WHAT IS “SOUND SHORE LAST STRAW” ?
Participating area restaurants and food establishments have pledged to help reduce this unnecessary plastic waste. Residents can join in the effort as well.
For more about plastic straw waste and Sound Shore Last Straw, watch Rye TV’s Public Service Announcement about the initiative.
And read on to learn how you can make a simple change that can yield significant environmental benefits for your community.
THE SKINNY ON STRAW POLLUTION
As a coastal community, Rye is exposed to the acute problem of disposable plastic that is used for a few minutes but remains in the environment forever. Plastic straws make the top 10 list of items found on beaches, yet they cannot be recycled. Instead they end up in landfills, as litter, or in the ocean.
Americans use and discard over 500 million straws a day – that’s an average of 1.6 straws per person per day! Straws, however, are largely an unnecessary utensil. Most people don’t need a straw in order to easily consume a beverage. In fact, whether a straw is used or not is an arbitrary custom.
Think about it: You choose to drink certain carbonated beverages, like sodas, with a straw, but wouldn’t consider drinking a beer, through a straw. However, the vast majority of restaurants automatically serve water and other beverages with a plastic straw. That straw is then tossed away after one brief use.
There’s increasing recognition of the unnecessary waste of plastic straws. The Plastic Pollution Coalitionestimates that 1,800 “restaurants, organizations, institutions and schools worldwide have gotten rid of plastic straws or implemented a serve-straws-upon-request policy.”
We’ve learned from other communities that have instituted similar straw reduction campaigns that restaurants are actually saving money because they are giving out far fewer straws. Some establishments – even bars! – have completely eliminated straws. The feedback has been positive and has even given a public relations boost for participating establishments.

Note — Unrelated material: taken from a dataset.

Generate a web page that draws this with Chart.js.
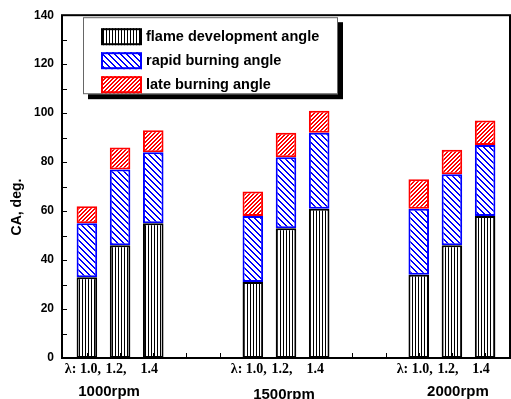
<!DOCTYPE html>
<html>
<head>
<meta charset="utf-8">
<script src="https://cdn.jsdelivr.net/npm/chart.js@4/dist/chart.umd.min.js"></script>
<style>
  html, body { margin: 0; padding: 0; background: #fff; }
  #box { width: 511px; height: 399px; }
</style>
</head>
<body>
<div id="box"><canvas id="chart"></canvas></div>
<script>
// bar positions on the x axis (three lambda values per engine speed)
const positions = [1, 2, 3, 6, 7, 8, 11, 12, 13];
const xTicks = [1, 2, 3, 4, 5, 6, 7, 8, 9, 10, 11, 12, 13];
const lambdaLabels = ["λ: 1.0,", "1.2,", "1.4", "λ: 1.0,", "1.2,", "1.4", "λ: 1.0,", "1.2,", "1.4"];
const rpmLabels = ["1000rpm", "1500rpm", "2000rpm"];

const seriesNames = ["flame development angle", "rapid burning angle", "late burning angle"];
const flameDev = [33, 46, 55, 31, 53, 61, 34, 46, 58];
const rapidBurn = [22, 31, 29, 27, 29, 31, 27, 29, 29];
const lateBurn = [7, 9, 9, 10, 10, 9, 12, 10, 10];

const FONT = '"Liberation Sans", Arial, sans-serif';

function hatch(color, size, draw) {
  const c = document.createElement("canvas");
  c.width = size;
  c.height = size;
  const g = c.getContext("2d");
  g.fillStyle = "#fff";
  g.fillRect(0, 0, size, size);
  g.fillStyle = color;
  draw(g, size);
  return g.createPattern(c, "repeat");
}

const ctx0 = document.getElementById("chart").getContext("2d");
const vertical = hatch("#000", 3, g => g.fillRect(1, 0, 1, 3));
const backDiag = hatch("#0000ff", 6, (g, s) => {
  for (let i = 0; i < s; i++) {
    g.fillRect(i, i, 1, 1);
    g.fillRect((i + 1) % s, i, 1, 1);
  }
});
const fwdDiag = hatch("#ff0000", 4, (g, s) => {
  for (let i = 0; i < s; i++) {
    g.fillRect(s - 1 - i, i, 1, 1);
    g.fillRect((2 * s - 2 - i) % s, i, 1, 1);
  }
});

function serie(label, values, fill, edge) {
  return {
    label,
    data: positions.map((x, i) => ({ x, y: values[i] })),
    backgroundColor: fill,
    borderColor: edge,
    borderWidth: 2,
    borderSkipped: false,
    categoryPercentage: 1,
    barPercentage: 0.62
  };
}

const frame = {
  id: "frame",
  afterDatasetsDraw(chart) {
    const { ctx, chartArea: a, scales } = chart;
    ctx.save();

    // inward tick marks
    ctx.strokeStyle = "#000";
    ctx.lineWidth = 1;
    ctx.beginPath();
    scales.x.ticks.forEach(t => {
      const px = Math.round(scales.x.getPixelForValue(t.value)) + 0.5;
      ctx.moveTo(px, a.bottom);
      ctx.lineTo(px, a.bottom - 5);
    });
    scales.y.ticks.forEach(t => {
      const py = Math.round(scales.y.getPixelForValue(t.value)) + 0.5;
      ctx.moveTo(a.left, py);
      ctx.lineTo(a.left + 5, py);
    });
    ctx.stroke();

    ctx.lineWidth = 2;
    ctx.strokeRect(a.left, a.top, a.right - a.left, a.bottom - a.top);

    // legend box with shadow
    const lx = a.left + 21, ly = a.top + 2, lw = 255, lh = 77;
    ctx.fillStyle = "#000";
    ctx.fillRect(lx + 5, ly + 5, lw, lh);
    ctx.fillStyle = "#fff";
    ctx.fillRect(lx, ly, lw, lh);
    ctx.strokeStyle = "#666";
    ctx.lineWidth = 1;
    ctx.strokeRect(lx + 0.5, ly + 0.5, lw - 1, lh - 1);

    chart.data.datasets.forEach((ds, i) => {
      const sx = lx + 18, sy = ly + 11 + i * 24;
      ctx.fillStyle = ds.backgroundColor;
      ctx.fillRect(sx, sy, 41, 17);
      ctx.strokeStyle = ds.borderColor;
      ctx.lineWidth = 2;
      ctx.strokeRect(sx + 1, sy + 1, 39, 15);
      ctx.fillStyle = "#000";
      ctx.font = "bold 14.5px " + FONT;
      ctx.textBaseline = "middle";
      ctx.textAlign = "left";
      ctx.fillText(ds.label, sx + 45, sy + 9);
    });

    ctx.restore();
  },
  afterDraw(chart) {
    const { ctx, scales } = chart;
    ctx.save();
    ctx.fillStyle = "#000";
    ctx.textAlign = "center";
    ctx.textBaseline = "middle";

    ctx.font = "bold 15px " + FONT;
    const shift = [-11, -2, 6];
    const drop = [0, 3, 0];
    rpmLabels.forEach((txt, g) => {
      const px = scales.x.getPixelForValue(positions[g * 3 + 1]) + shift[g];
      ctx.fillText(txt, px, 392 + drop[g]);
    });

    ctx.font = "bold 14px " + FONT;
    ctx.translate(17, 207);
    ctx.rotate(-Math.PI / 2);
    ctx.fillText("CA, deg.", 0, 0);
    ctx.restore();
  }
};

new Chart(ctx0, {
  type: "bar",
  data: {
    datasets: [
      serie(seriesNames[0], flameDev, vertical, "#000"),
      serie(seriesNames[1], rapidBurn, backDiag, "#0000ff"),
      serie(seriesNames[2], lateBurn, fwdDiag, "#ff0000")
    ]
  },
  options: {
    responsive: true,
    maintainAspectRatio: false,
    animation: false,
    layout: { padding: { top: 15, right: 1, left: 0, bottom: 0 } },
    plugins: {
      legend: { display: false },
      tooltip: { enabled: false }
    },
    scales: {
      x: {
        type: "linear",
        min: 0.25,
        max: 13.75,
        offset: false,
        stacked: true,
        grid: { display: false, drawTicks: false },
        border: { display: false },
        afterBuildTicks: s => { s.ticks = xTicks.map(v => ({ value: v })); },
        afterFit: s => { s.height = 41; },
        ticks: {
          autoSkip: false,
          maxRotation: 0,
          padding: 3,
          labelOffset: -4,
          color: "#000",
          font: { family: '"Liberation Serif", "Times New Roman", serif', weight: "bold", size: 14 },
          callback: v => {
            const i = positions.indexOf(v);
            return i >= 0 ? lambdaLabels[i] : "";
          }
        }
      },
      y: {
        min: 0,
        max: 140,
        stacked: true,
        grid: { display: false, drawTicks: false },
        border: { display: false },
        afterFit: s => { s.width = 62; },
        ticks: {
          stepSize: 10,
          padding: 8,
          color: "#000",
          font: { family: FONT, weight: "bold", size: 12 },
          callback: v => (v % 20 === 0 ? v : "")
        }
      }
    }
  },
  plugins: [frame]
});
</script>
</body>
</html>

If other communities can do it, so can Rye: Join your neighbors and fellow Rye business leaders by saying “No” to unnecessary waste and saying “Yes” to that Last Straw!
Americans use 500 million disposable plastic straws/day.
Straws are one of the most common litter items found on beaches.
Marine animals mistake straws for food and can choke on them.
Plastic straws are made from polypropylene, a petroleum-based non-renewable plastic.
Chewing on straws is bad for your teeth.
It’s a convenience, not a necessity. For most of us, it’s a habit of convenience and habits can be changed!